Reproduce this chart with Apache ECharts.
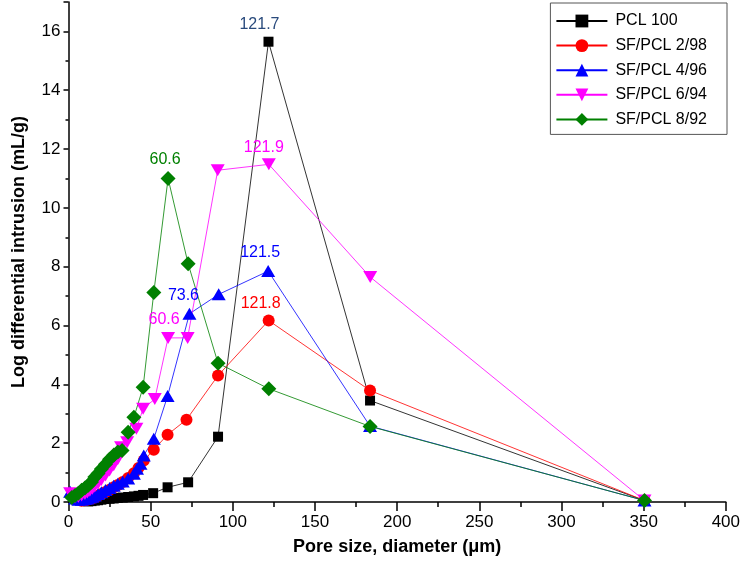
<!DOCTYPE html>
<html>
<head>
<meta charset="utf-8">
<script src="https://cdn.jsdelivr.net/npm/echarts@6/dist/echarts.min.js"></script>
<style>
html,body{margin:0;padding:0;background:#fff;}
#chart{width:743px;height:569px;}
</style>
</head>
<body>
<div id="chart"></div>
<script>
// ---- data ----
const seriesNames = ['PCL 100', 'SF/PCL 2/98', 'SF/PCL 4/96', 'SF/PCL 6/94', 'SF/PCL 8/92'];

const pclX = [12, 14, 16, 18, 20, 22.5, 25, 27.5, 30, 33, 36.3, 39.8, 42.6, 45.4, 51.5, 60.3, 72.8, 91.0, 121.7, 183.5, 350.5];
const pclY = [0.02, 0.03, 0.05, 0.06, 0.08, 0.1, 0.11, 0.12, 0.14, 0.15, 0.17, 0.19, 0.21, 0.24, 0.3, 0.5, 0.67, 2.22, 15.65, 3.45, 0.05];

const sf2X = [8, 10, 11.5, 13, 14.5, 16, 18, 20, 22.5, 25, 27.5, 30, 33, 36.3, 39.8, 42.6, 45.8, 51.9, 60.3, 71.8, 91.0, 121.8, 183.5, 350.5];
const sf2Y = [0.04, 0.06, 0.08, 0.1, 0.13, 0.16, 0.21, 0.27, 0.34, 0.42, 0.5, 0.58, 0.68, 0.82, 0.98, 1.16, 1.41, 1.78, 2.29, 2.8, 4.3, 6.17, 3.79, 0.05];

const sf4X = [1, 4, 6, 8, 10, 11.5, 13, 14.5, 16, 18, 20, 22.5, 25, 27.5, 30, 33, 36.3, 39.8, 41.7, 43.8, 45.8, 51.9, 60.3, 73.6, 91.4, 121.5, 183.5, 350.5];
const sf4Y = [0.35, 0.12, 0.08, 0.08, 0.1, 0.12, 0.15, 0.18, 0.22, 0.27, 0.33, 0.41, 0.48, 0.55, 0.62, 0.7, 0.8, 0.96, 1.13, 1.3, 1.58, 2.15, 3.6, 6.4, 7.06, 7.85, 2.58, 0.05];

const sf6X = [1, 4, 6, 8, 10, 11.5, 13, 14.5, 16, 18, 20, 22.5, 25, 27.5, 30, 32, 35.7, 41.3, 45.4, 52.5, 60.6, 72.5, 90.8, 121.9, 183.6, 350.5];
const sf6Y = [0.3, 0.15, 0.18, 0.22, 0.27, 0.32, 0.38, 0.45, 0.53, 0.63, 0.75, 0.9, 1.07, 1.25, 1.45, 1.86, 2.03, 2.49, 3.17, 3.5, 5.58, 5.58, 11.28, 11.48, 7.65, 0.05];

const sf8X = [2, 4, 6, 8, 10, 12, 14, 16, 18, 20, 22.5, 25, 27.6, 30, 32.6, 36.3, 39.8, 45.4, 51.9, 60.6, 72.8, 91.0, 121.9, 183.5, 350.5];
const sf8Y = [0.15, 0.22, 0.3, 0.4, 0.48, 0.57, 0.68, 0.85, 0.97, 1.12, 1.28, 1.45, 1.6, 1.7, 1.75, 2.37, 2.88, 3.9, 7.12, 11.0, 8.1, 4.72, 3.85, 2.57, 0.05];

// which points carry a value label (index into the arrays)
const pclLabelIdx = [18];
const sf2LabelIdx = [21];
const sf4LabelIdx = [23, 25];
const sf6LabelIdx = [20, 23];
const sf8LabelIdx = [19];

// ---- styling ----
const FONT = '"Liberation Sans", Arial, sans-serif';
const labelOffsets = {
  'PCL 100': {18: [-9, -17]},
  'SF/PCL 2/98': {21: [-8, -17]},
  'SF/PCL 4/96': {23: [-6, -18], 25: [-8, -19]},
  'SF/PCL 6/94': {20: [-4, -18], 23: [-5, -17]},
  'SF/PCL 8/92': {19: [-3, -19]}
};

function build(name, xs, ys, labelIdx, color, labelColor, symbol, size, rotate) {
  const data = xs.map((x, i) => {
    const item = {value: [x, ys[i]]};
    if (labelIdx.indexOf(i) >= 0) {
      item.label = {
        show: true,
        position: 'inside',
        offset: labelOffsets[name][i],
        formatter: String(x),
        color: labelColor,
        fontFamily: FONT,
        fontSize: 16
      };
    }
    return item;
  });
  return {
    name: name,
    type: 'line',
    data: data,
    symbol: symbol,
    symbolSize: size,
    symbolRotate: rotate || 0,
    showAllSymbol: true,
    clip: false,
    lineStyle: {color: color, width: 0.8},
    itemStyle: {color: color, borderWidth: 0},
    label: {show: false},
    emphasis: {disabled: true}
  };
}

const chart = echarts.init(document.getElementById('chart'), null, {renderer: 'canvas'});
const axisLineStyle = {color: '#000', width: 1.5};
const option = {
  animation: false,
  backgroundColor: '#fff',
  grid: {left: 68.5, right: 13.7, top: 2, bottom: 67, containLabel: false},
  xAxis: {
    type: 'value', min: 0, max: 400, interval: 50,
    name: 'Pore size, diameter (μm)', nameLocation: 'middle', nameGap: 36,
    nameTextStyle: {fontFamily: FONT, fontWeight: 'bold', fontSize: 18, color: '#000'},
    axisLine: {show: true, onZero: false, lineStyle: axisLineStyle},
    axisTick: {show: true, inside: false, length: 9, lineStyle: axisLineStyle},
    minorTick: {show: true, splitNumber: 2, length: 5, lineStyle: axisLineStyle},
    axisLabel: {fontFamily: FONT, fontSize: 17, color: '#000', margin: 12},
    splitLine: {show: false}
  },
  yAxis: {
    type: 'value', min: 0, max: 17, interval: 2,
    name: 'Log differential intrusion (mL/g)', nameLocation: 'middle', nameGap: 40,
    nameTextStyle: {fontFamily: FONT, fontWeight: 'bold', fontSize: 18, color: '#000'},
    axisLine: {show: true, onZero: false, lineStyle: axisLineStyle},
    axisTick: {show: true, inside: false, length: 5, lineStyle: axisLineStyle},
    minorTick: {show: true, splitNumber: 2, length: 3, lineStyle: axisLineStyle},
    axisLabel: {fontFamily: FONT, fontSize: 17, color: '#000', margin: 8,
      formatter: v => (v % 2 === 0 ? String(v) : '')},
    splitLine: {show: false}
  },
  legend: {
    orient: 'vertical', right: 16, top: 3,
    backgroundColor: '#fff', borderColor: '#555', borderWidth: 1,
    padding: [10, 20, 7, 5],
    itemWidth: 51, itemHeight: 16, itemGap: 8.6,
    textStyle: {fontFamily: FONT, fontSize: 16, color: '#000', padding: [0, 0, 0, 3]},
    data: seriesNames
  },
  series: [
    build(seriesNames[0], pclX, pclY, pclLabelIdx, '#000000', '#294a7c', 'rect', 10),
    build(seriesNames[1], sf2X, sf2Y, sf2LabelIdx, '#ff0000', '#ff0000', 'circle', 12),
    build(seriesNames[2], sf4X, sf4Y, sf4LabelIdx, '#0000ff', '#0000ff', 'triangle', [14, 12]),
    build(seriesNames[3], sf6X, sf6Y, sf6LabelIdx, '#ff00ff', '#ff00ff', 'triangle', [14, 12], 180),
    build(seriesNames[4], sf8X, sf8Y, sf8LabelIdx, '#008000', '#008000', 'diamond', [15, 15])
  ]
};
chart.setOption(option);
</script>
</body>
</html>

§ WHAT YOU ARE ASKED TO DO: Using the material above, return every line exactly as it appears, minus the pictures.

§ ANSWER FOR THE TASK:
Reproduce this chart with Apache ECharts.
<!DOCTYPE html>
<html>
<head>
<meta charset="utf-8">
<script src="https://cdn.jsdelivr.net/npm/echarts@6/dist/echarts.min.js"></script>
<style>
html,body{margin:0;padding:0;background:#fff;}
#chart{width:743px;height:569px;}
</style>
</head>
<body>
<div id="chart"></div>
<script>
// ---- data ----
const seriesNames = ['PCL 100', 'SF/PCL 2/98', 'SF/PCL 4/96', 'SF/PCL 6/94', 'SF/PCL 8/92'];

const pclX = [12, 14, 16, 18, 20, 22.5, 25, 27.5, 30, 33, 36.3, 39.8, 42.6, 45.4, 51.5, 60.3, 72.8, 91.0, 121.7, 183.5, 350.5];
const pclY = [0.02, 0.03, 0.05, 0.06, 0.08, 0.1, 0.11, 0.12, 0.14, 0.15, 0.17, 0.19, 0.21, 0.24, 0.3, 0.5, 0.67, 2.22, 15.65, 3.45, 0.05];

const sf2X = [8, 10, 11.5, 13, 14.5, 16, 18, 20, 22.5, 25, 27.5, 30, 33, 36.3, 39.8, 42.6, 45.8, 51.9, 60.3, 71.8, 91.0, 121.8, 183.5, 350.5];
const sf2Y = [0.04, 0.06, 0.08, 0.1, 0.13, 0.16, 0.21, 0.27, 0.34, 0.42, 0.5, 0.58, 0.68, 0.82, 0.98, 1.16, 1.41, 1.78, 2.29, 2.8, 4.3, 6.17, 3.79, 0.05];

const sf4X = [1, 4, 6, 8, 10, 11.5, 13, 14.5, 16, 18, 20, 22.5, 25, 27.5, 30, 33, 36.3, 39.8, 41.7, 43.8, 45.8, 51.9, 60.3, 73.6, 91.4, 121.5, 183.5, 350.5];
const sf4Y = [0.35, 0.12, 0.08, 0.08, 0.1, 0.12, 0.15, 0.18, 0.22, 0.27, 0.33, 0.41, 0.48, 0.55, 0.62, 0.7, 0.8, 0.96, 1.13, 1.3, 1.58, 2.15, 3.6, 6.4, 7.06, 7.85, 2.58, 0.05];

const sf6X = [1, 4, 6, 8, 10, 11.5, 13, 14.5, 16, 18, 20, 22.5, 25, 27.5, 30, 32, 35.7, 41.3, 45.4, 52.5, 60.6, 72.5, 90.8, 121.9, 183.6, 350.5];
const sf6Y = [0.3, 0.15, 0.18, 0.22, 0.27, 0.32, 0.38, 0.45, 0.53, 0.63, 0.75, 0.9, 1.07, 1.25, 1.45, 1.86, 2.03, 2.49, 3.17, 3.5, 5.58, 5.58, 11.28, 11.48, 7.65, 0.05];

const sf8X = [2, 4, 6, 8, 10, 12, 14, 16, 18, 20, 22.5, 25, 27.6, 30, 32.6, 36.3, 39.8, 45.4, 51.9, 60.6, 72.8, 91.0, 121.9, 183.5, 350.5];
const sf8Y = [0.15, 0.22, 0.3, 0.4, 0.48, 0.57, 0.68, 0.85, 0.97, 1.12, 1.28, 1.45, 1.6, 1.7, 1.75, 2.37, 2.88, 3.9, 7.12, 11.0, 8.1, 4.72, 3.85, 2.57, 0.05];

// which points carry a value label (index into the arrays)
const pclLabelIdx = [18];
const sf2LabelIdx = [21];
const sf4LabelIdx = [23, 25];
const sf6LabelIdx = [20, 23];
const sf8LabelIdx = [19];

// ---- styling ----
const FONT = '"Liberation Sans", Arial, sans-serif';
const labelOffsets = {
  'PCL 100': {18: [-9, -17]},
  'SF/PCL 2/98': {21: [-8, -17]},
  'SF/PCL 4/96': {23: [-6, -18], 25: [-8, -19]},
  'SF/PCL 6/94': {20: [-4, -18], 23: [-5, -17]},
  'SF/PCL 8/92': {19: [-3, -19]}
};

function build(name, xs, ys, labelIdx, color, labelColor, symbol, size, rotate) {
  const data = xs.map((x, i) => {
    const item = {value: [x, ys[i]]};
    if (labelIdx.indexOf(i) >= 0) {
      item.label = {
        show: true,
        position: 'inside',
        offset: labelOffsets[name][i],
        formatter: String(x),
        color: labelColor,
        fontFamily: FONT,
        fontSize: 16
      };
    }
    return item;
  });
  return {
    name: name,
    type: 'line',
    data: data,
    symbol: symbol,
    symbolSize: size,
    symbolRotate: rotate || 0,
    showAllSymbol: true,
    clip: false,
    lineStyle: {color: color, width: 0.8},
    itemStyle: {color: color, borderWidth: 0},
    label: {show: false},
    emphasis: {disabled: true}
  };
}

const chart = echarts.init(document.getElementById('chart'), null, {renderer: 'canvas'});
const axisLineStyle = {color: '#000', width: 1.5};
const option = {
  animation: false,
  backgroundColor: '#fff',
  grid: {left: 68.5, right: 13.7, top: 2, bottom: 67, containLabel: false},
  xAxis: {
    type: 'value', min: 0, max: 400, interval: 50,
    name: 'Pore size, diameter (μm)', nameLocation: 'middle', nameGap: 36,
    nameTextStyle: {fontFamily: FONT, fontWeight: 'bold', fontSize: 18, color: '#000'},
    axisLine: {show: true, onZero: false, lineStyle: axisLineStyle},
    axisTick: {show: true, inside: false, length: 9, lineStyle: axisLineStyle},
    minorTick: {show: true, splitNumber: 2, length: 5, lineStyle: axisLineStyle},
    axisLabel: {fontFamily: FONT, fontSize: 17, color: '#000', margin: 12},
    splitLine: {show: false}
  },
  yAxis: {
    type: 'value', min: 0, max: 17, interval: 2,
    name: 'Log differential intrusion (mL/g)', nameLocation: 'middle', nameGap: 40,
    nameTextStyle: {fontFamily: FONT, fontWeight: 'bold', fontSize: 18, color: '#000'},
    axisLine: {show: true, onZero: false, lineStyle: axisLineStyle},
    axisTick: {show: true, inside: false, length: 5, lineStyle: axisLineStyle},
    minorTick: {show: true, splitNumber: 2, length: 3, lineStyle: axisLineStyle},
    axisLabel: {fontFamily: FONT, fontSize: 17, color: '#000', margin: 8,
      formatter: v => (v % 2 === 0 ? String(v) : '')},
    splitLine: {show: false}
  },
  legend: {
    orient: 'vertical', right: 16, top: 3,
    backgroundColor: '#fff', borderColor: '#555', borderWidth: 1,
    padding: [10, 20, 7, 5],
    itemWidth: 51, itemHeight: 16, itemGap: 8.6,
    textStyle: {fontFamily: FONT, fontSize: 16, color: '#000', padding: [0, 0, 0, 3]},
    data: seriesNames
  },
  series: [
    build(seriesNames[0], pclX, pclY, pclLabelIdx, '#000000', '#294a7c', 'rect', 10),
    build(seriesNames[1], sf2X, sf2Y, sf2LabelIdx, '#ff0000', '#ff0000', 'circle', 12),
    build(seriesNames[2], sf4X, sf4Y, sf4LabelIdx, '#0000ff', '#0000ff', 'triangle', [14, 12]),
    build(seriesNames[3], sf6X, sf6Y, sf6LabelIdx, '#ff00ff', '#ff00ff', 'triangle', [14, 12], 180),
    build(seriesNames[4], sf8X, sf8Y, sf8LabelIdx, '#008000', '#008000', 'diamond', [15, 15])
  ]
};
chart.setOption(option);
</script>
</body>
</html>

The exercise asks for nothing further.